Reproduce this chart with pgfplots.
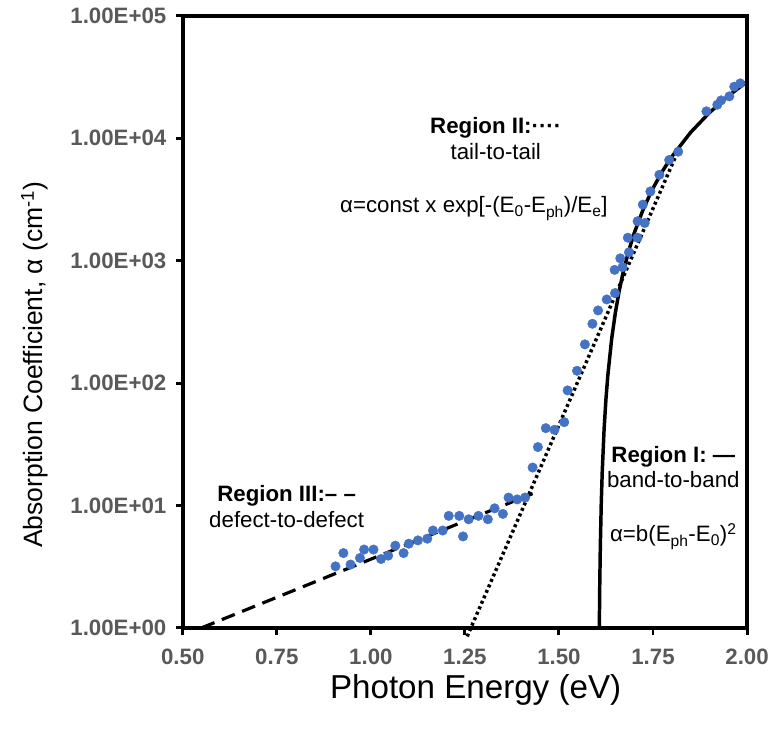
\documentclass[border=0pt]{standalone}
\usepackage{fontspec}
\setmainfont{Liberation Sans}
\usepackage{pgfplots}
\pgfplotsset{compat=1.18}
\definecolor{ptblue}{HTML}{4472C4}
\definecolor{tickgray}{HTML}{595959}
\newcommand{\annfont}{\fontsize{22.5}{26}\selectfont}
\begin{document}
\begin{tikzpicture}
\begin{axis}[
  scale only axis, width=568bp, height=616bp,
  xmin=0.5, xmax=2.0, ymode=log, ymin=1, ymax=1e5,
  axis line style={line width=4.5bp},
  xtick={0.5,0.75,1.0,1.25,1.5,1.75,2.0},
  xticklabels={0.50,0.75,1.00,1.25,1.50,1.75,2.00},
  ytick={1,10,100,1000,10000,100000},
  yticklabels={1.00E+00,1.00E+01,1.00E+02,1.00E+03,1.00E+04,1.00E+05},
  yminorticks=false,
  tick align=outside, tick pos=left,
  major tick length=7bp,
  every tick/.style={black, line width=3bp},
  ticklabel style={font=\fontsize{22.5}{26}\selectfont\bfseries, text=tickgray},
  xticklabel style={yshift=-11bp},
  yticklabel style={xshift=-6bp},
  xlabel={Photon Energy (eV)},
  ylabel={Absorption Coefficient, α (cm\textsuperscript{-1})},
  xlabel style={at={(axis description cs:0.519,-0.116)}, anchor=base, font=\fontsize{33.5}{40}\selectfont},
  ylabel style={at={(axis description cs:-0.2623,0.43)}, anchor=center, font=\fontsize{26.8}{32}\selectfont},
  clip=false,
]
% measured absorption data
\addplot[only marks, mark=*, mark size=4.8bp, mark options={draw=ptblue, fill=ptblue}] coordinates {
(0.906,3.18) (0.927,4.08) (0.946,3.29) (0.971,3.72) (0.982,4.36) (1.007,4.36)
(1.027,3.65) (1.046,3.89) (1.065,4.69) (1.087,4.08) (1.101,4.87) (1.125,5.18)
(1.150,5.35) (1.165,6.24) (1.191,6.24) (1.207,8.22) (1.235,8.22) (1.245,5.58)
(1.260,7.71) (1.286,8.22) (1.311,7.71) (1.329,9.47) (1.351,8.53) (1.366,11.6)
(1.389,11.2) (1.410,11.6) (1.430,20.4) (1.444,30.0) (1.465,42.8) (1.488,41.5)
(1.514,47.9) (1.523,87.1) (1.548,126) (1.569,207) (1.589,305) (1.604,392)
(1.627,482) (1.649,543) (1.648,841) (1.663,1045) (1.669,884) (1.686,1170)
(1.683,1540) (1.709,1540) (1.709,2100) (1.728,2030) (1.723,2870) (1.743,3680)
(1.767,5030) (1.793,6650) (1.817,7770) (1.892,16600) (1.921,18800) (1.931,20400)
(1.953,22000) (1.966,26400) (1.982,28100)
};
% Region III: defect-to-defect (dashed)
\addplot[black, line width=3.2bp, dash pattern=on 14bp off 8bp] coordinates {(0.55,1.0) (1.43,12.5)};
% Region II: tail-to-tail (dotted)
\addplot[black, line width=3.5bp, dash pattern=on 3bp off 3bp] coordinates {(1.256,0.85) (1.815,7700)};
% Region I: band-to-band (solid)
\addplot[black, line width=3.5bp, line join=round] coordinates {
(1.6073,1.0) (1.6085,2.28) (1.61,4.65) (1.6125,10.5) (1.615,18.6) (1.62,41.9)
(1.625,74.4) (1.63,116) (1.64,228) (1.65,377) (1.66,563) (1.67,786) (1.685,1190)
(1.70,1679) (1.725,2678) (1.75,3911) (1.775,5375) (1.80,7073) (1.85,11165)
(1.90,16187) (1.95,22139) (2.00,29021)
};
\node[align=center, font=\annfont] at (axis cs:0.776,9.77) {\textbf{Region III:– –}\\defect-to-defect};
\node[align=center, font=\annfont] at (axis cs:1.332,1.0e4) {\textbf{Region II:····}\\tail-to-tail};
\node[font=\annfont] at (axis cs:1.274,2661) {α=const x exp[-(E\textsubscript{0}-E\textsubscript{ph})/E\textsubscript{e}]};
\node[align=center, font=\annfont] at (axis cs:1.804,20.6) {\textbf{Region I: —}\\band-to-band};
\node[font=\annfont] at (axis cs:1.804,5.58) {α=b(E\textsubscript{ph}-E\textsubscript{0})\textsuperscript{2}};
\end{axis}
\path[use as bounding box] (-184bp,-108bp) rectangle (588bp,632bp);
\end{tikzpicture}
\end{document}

> **CHALLENGE**
Give every line back word for word and leave the pictures out.

> **OUTPUT BELOW**
Reproduce this chart with pgfplots.
\documentclass[border=0pt]{standalone}
\usepackage{fontspec}
\setmainfont{Liberation Sans}
\usepackage{pgfplots}
\pgfplotsset{compat=1.18}
\definecolor{ptblue}{HTML}{4472C4}
\definecolor{tickgray}{HTML}{595959}
\newcommand{\annfont}{\fontsize{22.5}{26}\selectfont}
\begin{document}
\begin{tikzpicture}
\begin{axis}[
  scale only axis, width=568bp, height=616bp,
  xmin=0.5, xmax=2.0, ymode=log, ymin=1, ymax=1e5,
  axis line style={line width=4.5bp},
  xtick={0.5,0.75,1.0,1.25,1.5,1.75,2.0},
  xticklabels={0.50,0.75,1.00,1.25,1.50,1.75,2.00},
  ytick={1,10,100,1000,10000,100000},
  yticklabels={1.00E+00,1.00E+01,1.00E+02,1.00E+03,1.00E+04,1.00E+05},
  yminorticks=false,
  tick align=outside, tick pos=left,
  major tick length=7bp,
  every tick/.style={black, line width=3bp},
  ticklabel style={font=\fontsize{22.5}{26}\selectfont\bfseries, text=tickgray},
  xticklabel style={yshift=-11bp},
  yticklabel style={xshift=-6bp},
  xlabel={Photon Energy (eV)},
  ylabel={Absorption Coefficient, α (cm\textsuperscript{-1})},
  xlabel style={at={(axis description cs:0.519,-0.116)}, anchor=base, font=\fontsize{33.5}{40}\selectfont},
  ylabel style={at={(axis description cs:-0.2623,0.43)}, anchor=center, font=\fontsize{26.8}{32}\selectfont},
  clip=false,
]
% measured absorption data
\addplot[only marks, mark=*, mark size=4.8bp, mark options={draw=ptblue, fill=ptblue}] coordinates {
(0.906,3.18) (0.927,4.08) (0.946,3.29) (0.971,3.72) (0.982,4.36) (1.007,4.36)
(1.027,3.65) (1.046,3.89) (1.065,4.69) (1.087,4.08) (1.101,4.87) (1.125,5.18)
(1.150,5.35) (1.165,6.24) (1.191,6.24) (1.207,8.22) (1.235,8.22) (1.245,5.58)
(1.260,7.71) (1.286,8.22) (1.311,7.71) (1.329,9.47) (1.351,8.53) (1.366,11.6)
(1.389,11.2) (1.410,11.6) (1.430,20.4) (1.444,30.0) (1.465,42.8) (1.488,41.5)
(1.514,47.9) (1.523,87.1) (1.548,126) (1.569,207) (1.589,305) (1.604,392)
(1.627,482) (1.649,543) (1.648,841) (1.663,1045) (1.669,884) (1.686,1170)
(1.683,1540) (1.709,1540) (1.709,2100) (1.728,2030) (1.723,2870) (1.743,3680)
(1.767,5030) (1.793,6650) (1.817,7770) (1.892,16600) (1.921,18800) (1.931,20400)
(1.953,22000) (1.966,26400) (1.982,28100)
};
% Region III: defect-to-defect (dashed)
\addplot[black, line width=3.2bp, dash pattern=on 14bp off 8bp] coordinates {(0.55,1.0) (1.43,12.5)};
% Region II: tail-to-tail (dotted)
\addplot[black, line width=3.5bp, dash pattern=on 3bp off 3bp] coordinates {(1.256,0.85) (1.815,7700)};
% Region I: band-to-band (solid)
\addplot[black, line width=3.5bp, line join=round] coordinates {
(1.6073,1.0) (1.6085,2.28) (1.61,4.65) (1.6125,10.5) (1.615,18.6) (1.62,41.9)
(1.625,74.4) (1.63,116) (1.64,228) (1.65,377) (1.66,563) (1.67,786) (1.685,1190)
(1.70,1679) (1.725,2678) (1.75,3911) (1.775,5375) (1.80,7073) (1.85,11165)
(1.90,16187) (1.95,22139) (2.00,29021)
};
\node[align=center, font=\annfont] at (axis cs:0.776,9.77) {\textbf{Region III:– –}\\defect-to-defect};
\node[align=center, font=\annfont] at (axis cs:1.332,1.0e4) {\textbf{Region II:····}\\tail-to-tail};
\node[font=\annfont] at (axis cs:1.274,2661) {α=const x exp[-(E\textsubscript{0}-E\textsubscript{ph})/E\textsubscript{e}]};
\node[align=center, font=\annfont] at (axis cs:1.804,20.6) {\textbf{Region I: —}\\band-to-band};
\node[font=\annfont] at (axis cs:1.804,5.58) {α=b(E\textsubscript{ph}-E\textsubscript{0})\textsuperscript{2}};
\end{axis}
\path[use as bounding box] (-184bp,-108bp) rectangle (588bp,632bp);
\end{tikzpicture}
\end{document}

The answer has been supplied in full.